(Data lines):
"""
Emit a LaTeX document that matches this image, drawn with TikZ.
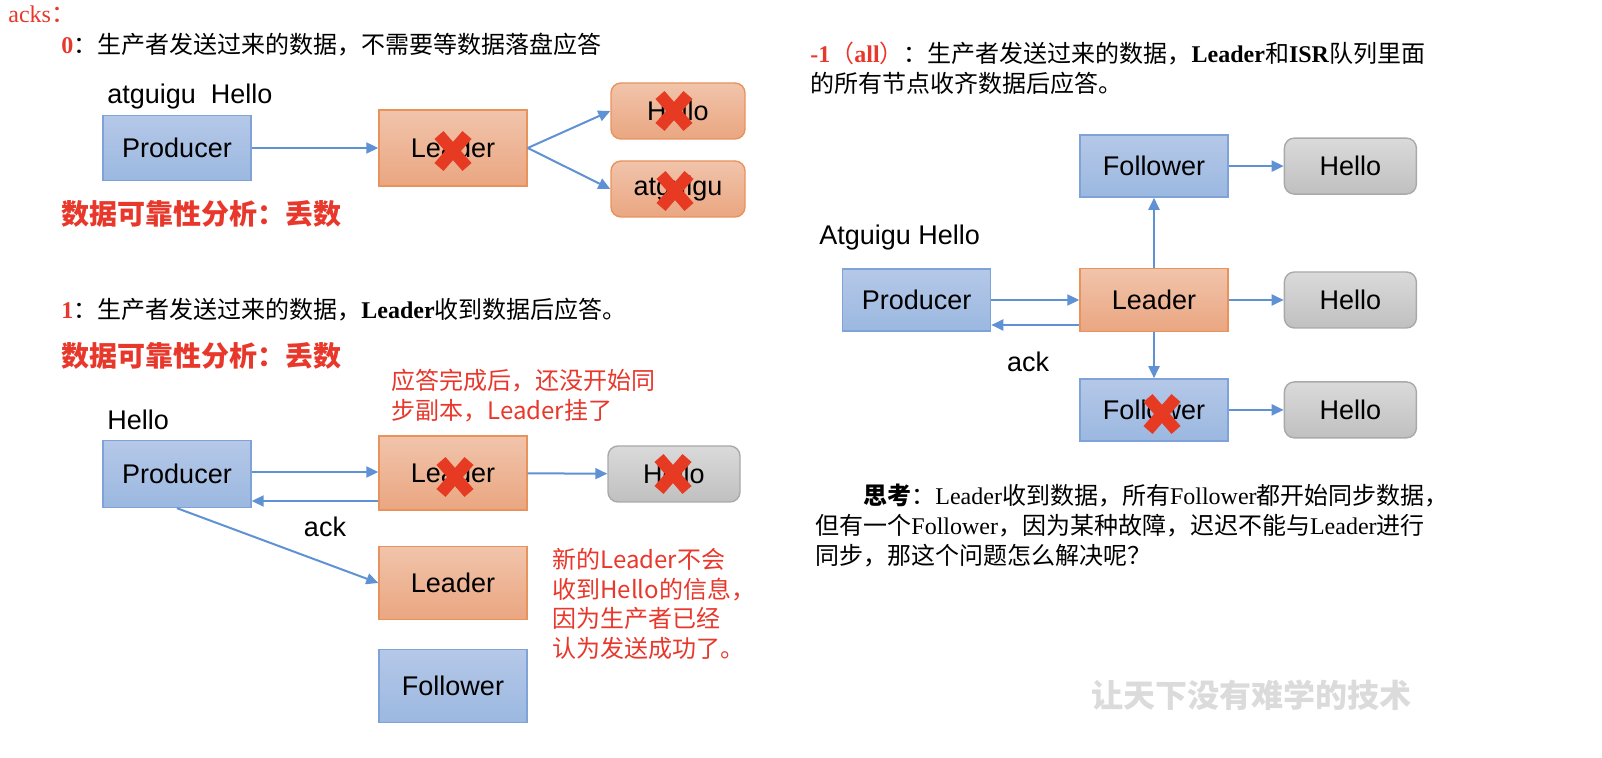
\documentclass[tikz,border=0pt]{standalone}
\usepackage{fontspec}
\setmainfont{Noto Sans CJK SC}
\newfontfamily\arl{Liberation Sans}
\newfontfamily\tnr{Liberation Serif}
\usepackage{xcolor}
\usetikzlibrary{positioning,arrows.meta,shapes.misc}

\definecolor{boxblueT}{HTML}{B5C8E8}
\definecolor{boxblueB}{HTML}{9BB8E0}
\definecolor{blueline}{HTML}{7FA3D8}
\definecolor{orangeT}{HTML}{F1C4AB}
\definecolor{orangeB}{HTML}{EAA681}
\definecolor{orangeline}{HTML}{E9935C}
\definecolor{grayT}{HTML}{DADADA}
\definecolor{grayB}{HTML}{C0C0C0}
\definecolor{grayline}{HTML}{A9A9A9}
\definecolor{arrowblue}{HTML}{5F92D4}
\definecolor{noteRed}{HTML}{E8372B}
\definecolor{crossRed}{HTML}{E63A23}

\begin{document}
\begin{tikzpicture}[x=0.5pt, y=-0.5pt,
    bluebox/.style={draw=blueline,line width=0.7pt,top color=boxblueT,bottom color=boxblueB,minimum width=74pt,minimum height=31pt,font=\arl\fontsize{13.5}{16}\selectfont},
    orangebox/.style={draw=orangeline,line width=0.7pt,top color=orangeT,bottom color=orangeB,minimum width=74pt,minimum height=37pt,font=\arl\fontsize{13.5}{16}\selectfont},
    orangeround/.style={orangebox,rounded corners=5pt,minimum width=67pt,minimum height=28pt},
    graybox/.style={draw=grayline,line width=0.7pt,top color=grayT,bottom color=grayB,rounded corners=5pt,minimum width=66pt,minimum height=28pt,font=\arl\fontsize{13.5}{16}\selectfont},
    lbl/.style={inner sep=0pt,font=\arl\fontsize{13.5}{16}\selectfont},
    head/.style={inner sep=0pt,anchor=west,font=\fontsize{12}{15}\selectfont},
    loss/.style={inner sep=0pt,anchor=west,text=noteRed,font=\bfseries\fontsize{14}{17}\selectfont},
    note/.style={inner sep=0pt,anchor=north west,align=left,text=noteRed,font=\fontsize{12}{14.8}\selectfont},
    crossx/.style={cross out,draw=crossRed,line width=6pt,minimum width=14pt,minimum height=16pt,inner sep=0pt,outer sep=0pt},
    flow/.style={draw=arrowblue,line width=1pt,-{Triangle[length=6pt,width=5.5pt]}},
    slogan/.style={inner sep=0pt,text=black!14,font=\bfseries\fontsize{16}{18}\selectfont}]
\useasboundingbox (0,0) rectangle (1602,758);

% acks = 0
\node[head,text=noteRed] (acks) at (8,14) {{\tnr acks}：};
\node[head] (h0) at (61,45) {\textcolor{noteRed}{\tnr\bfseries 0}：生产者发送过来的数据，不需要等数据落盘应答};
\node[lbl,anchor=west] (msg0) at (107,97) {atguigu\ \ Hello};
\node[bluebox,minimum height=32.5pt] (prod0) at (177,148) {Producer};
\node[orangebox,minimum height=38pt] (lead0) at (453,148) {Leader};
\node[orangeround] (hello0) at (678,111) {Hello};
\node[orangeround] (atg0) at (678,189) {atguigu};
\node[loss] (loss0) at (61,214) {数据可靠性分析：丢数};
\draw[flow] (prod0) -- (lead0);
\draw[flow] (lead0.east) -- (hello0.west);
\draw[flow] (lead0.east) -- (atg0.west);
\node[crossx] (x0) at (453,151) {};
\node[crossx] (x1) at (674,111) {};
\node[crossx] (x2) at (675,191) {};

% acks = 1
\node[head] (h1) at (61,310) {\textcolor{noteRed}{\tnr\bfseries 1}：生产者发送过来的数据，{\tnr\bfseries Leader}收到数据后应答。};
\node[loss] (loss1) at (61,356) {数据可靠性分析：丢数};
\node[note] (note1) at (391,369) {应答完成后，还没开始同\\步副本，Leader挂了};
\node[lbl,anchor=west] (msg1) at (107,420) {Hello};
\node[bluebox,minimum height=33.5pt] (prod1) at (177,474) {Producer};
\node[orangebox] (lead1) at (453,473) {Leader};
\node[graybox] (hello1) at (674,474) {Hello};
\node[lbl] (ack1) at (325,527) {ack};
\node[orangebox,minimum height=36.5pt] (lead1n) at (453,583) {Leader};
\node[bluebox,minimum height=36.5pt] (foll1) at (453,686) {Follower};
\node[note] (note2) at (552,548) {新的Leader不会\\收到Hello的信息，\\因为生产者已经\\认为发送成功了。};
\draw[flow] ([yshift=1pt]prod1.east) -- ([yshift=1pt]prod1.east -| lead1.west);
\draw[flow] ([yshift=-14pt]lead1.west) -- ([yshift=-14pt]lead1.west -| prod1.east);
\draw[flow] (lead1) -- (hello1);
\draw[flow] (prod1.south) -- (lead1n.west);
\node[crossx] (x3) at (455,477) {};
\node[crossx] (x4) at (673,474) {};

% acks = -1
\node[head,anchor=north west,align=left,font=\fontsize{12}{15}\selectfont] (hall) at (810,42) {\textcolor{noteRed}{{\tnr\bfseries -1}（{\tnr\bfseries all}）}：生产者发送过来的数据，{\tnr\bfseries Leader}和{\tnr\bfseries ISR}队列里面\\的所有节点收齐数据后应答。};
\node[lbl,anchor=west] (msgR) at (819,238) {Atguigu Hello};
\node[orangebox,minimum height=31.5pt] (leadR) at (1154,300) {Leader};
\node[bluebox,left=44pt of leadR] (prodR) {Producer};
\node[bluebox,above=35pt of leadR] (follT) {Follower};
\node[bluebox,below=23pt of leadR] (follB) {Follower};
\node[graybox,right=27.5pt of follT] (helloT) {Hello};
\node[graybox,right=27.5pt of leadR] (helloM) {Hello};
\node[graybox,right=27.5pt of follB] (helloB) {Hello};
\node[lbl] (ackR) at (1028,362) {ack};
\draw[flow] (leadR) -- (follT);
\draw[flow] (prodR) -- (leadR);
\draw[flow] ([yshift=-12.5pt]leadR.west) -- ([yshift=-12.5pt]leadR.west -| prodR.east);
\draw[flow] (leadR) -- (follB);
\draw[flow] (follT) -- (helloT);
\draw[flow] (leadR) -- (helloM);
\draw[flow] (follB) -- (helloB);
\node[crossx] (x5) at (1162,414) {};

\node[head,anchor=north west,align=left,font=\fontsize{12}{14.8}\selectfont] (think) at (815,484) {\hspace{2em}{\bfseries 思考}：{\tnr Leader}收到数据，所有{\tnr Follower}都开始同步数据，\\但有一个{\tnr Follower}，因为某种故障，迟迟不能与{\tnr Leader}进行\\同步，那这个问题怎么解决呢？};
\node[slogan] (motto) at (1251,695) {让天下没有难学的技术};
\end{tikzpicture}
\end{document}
"""
(Task requirements): Give back every line exactly as it stands, pictures excluded.

(Response below):
Emit a LaTeX document that matches this image, drawn with TikZ.
\documentclass[tikz,border=0pt]{standalone}
\usepackage{fontspec}
\setmainfont{Noto Sans CJK SC}
\newfontfamily\arl{Liberation Sans}
\newfontfamily\tnr{Liberation Serif}
\usepackage{xcolor}
\usetikzlibrary{positioning,arrows.meta,shapes.misc}

\definecolor{boxblueT}{HTML}{B5C8E8}
\definecolor{boxblueB}{HTML}{9BB8E0}
\definecolor{blueline}{HTML}{7FA3D8}
\definecolor{orangeT}{HTML}{F1C4AB}
\definecolor{orangeB}{HTML}{EAA681}
\definecolor{orangeline}{HTML}{E9935C}
\definecolor{grayT}{HTML}{DADADA}
\definecolor{grayB}{HTML}{C0C0C0}
\definecolor{grayline}{HTML}{A9A9A9}
\definecolor{arrowblue}{HTML}{5F92D4}
\definecolor{noteRed}{HTML}{E8372B}
\definecolor{crossRed}{HTML}{E63A23}

\begin{document}
\begin{tikzpicture}[x=0.5pt, y=-0.5pt,
    bluebox/.style={draw=blueline,line width=0.7pt,top color=boxblueT,bottom color=boxblueB,minimum width=74pt,minimum height=31pt,font=\arl\fontsize{13.5}{16}\selectfont},
    orangebox/.style={draw=orangeline,line width=0.7pt,top color=orangeT,bottom color=orangeB,minimum width=74pt,minimum height=37pt,font=\arl\fontsize{13.5}{16}\selectfont},
    orangeround/.style={orangebox,rounded corners=5pt,minimum width=67pt,minimum height=28pt},
    graybox/.style={draw=grayline,line width=0.7pt,top color=grayT,bottom color=grayB,rounded corners=5pt,minimum width=66pt,minimum height=28pt,font=\arl\fontsize{13.5}{16}\selectfont},
    lbl/.style={inner sep=0pt,font=\arl\fontsize{13.5}{16}\selectfont},
    head/.style={inner sep=0pt,anchor=west,font=\fontsize{12}{15}\selectfont},
    loss/.style={inner sep=0pt,anchor=west,text=noteRed,font=\bfseries\fontsize{14}{17}\selectfont},
    note/.style={inner sep=0pt,anchor=north west,align=left,text=noteRed,font=\fontsize{12}{14.8}\selectfont},
    crossx/.style={cross out,draw=crossRed,line width=6pt,minimum width=14pt,minimum height=16pt,inner sep=0pt,outer sep=0pt},
    flow/.style={draw=arrowblue,line width=1pt,-{Triangle[length=6pt,width=5.5pt]}},
    slogan/.style={inner sep=0pt,text=black!14,font=\bfseries\fontsize{16}{18}\selectfont}]
\useasboundingbox (0,0) rectangle (1602,758);

% acks = 0
\node[head,text=noteRed] (acks) at (8,14) {{\tnr acks}：};
\node[head] (h0) at (61,45) {\textcolor{noteRed}{\tnr\bfseries 0}：生产者发送过来的数据，不需要等数据落盘应答};
\node[lbl,anchor=west] (msg0) at (107,97) {atguigu\ \ Hello};
\node[bluebox,minimum height=32.5pt] (prod0) at (177,148) {Producer};
\node[orangebox,minimum height=38pt] (lead0) at (453,148) {Leader};
\node[orangeround] (hello0) at (678,111) {Hello};
\node[orangeround] (atg0) at (678,189) {atguigu};
\node[loss] (loss0) at (61,214) {数据可靠性分析：丢数};
\draw[flow] (prod0) -- (lead0);
\draw[flow] (lead0.east) -- (hello0.west);
\draw[flow] (lead0.east) -- (atg0.west);
\node[crossx] (x0) at (453,151) {};
\node[crossx] (x1) at (674,111) {};
\node[crossx] (x2) at (675,191) {};

% acks = 1
\node[head] (h1) at (61,310) {\textcolor{noteRed}{\tnr\bfseries 1}：生产者发送过来的数据，{\tnr\bfseries Leader}收到数据后应答。};
\node[loss] (loss1) at (61,356) {数据可靠性分析：丢数};
\node[note] (note1) at (391,369) {应答完成后，还没开始同\\步副本，Leader挂了};
\node[lbl,anchor=west] (msg1) at (107,420) {Hello};
\node[bluebox,minimum height=33.5pt] (prod1) at (177,474) {Producer};
\node[orangebox] (lead1) at (453,473) {Leader};
\node[graybox] (hello1) at (674,474) {Hello};
\node[lbl] (ack1) at (325,527) {ack};
\node[orangebox,minimum height=36.5pt] (lead1n) at (453,583) {Leader};
\node[bluebox,minimum height=36.5pt] (foll1) at (453,686) {Follower};
\node[note] (note2) at (552,548) {新的Leader不会\\收到Hello的信息，\\因为生产者已经\\认为发送成功了。};
\draw[flow] ([yshift=1pt]prod1.east) -- ([yshift=1pt]prod1.east -| lead1.west);
\draw[flow] ([yshift=-14pt]lead1.west) -- ([yshift=-14pt]lead1.west -| prod1.east);
\draw[flow] (lead1) -- (hello1);
\draw[flow] (prod1.south) -- (lead1n.west);
\node[crossx] (x3) at (455,477) {};
\node[crossx] (x4) at (673,474) {};

% acks = -1
\node[head,anchor=north west,align=left,font=\fontsize{12}{15}\selectfont] (hall) at (810,42) {\textcolor{noteRed}{{\tnr\bfseries -1}（{\tnr\bfseries all}）}：生产者发送过来的数据，{\tnr\bfseries Leader}和{\tnr\bfseries ISR}队列里面\\的所有节点收齐数据后应答。};
\node[lbl,anchor=west] (msgR) at (819,238) {Atguigu Hello};
\node[orangebox,minimum height=31.5pt] (leadR) at (1154,300) {Leader};
\node[bluebox,left=44pt of leadR] (prodR) {Producer};
\node[bluebox,above=35pt of leadR] (follT) {Follower};
\node[bluebox,below=23pt of leadR] (follB) {Follower};
\node[graybox,right=27.5pt of follT] (helloT) {Hello};
\node[graybox,right=27.5pt of leadR] (helloM) {Hello};
\node[graybox,right=27.5pt of follB] (helloB) {Hello};
\node[lbl] (ackR) at (1028,362) {ack};
\draw[flow] (leadR) -- (follT);
\draw[flow] (prodR) -- (leadR);
\draw[flow] ([yshift=-12.5pt]leadR.west) -- ([yshift=-12.5pt]leadR.west -| prodR.east);
\draw[flow] (leadR) -- (follB);
\draw[flow] (follT) -- (helloT);
\draw[flow] (leadR) -- (helloM);
\draw[flow] (follB) -- (helloB);
\node[crossx] (x5) at (1162,414) {};

\node[head,anchor=north west,align=left,font=\fontsize{12}{14.8}\selectfont] (think) at (815,484) {\hspace{2em}{\bfseries 思考}：{\tnr Leader}收到数据，所有{\tnr Follower}都开始同步数据，\\但有一个{\tnr Follower}，因为某种故障，迟迟不能与{\tnr Leader}进行\\同步，那这个问题怎么解决呢？};
\node[slogan] (motto) at (1251,695) {让天下没有难学的技术};
\end{tikzpicture}
\end{document}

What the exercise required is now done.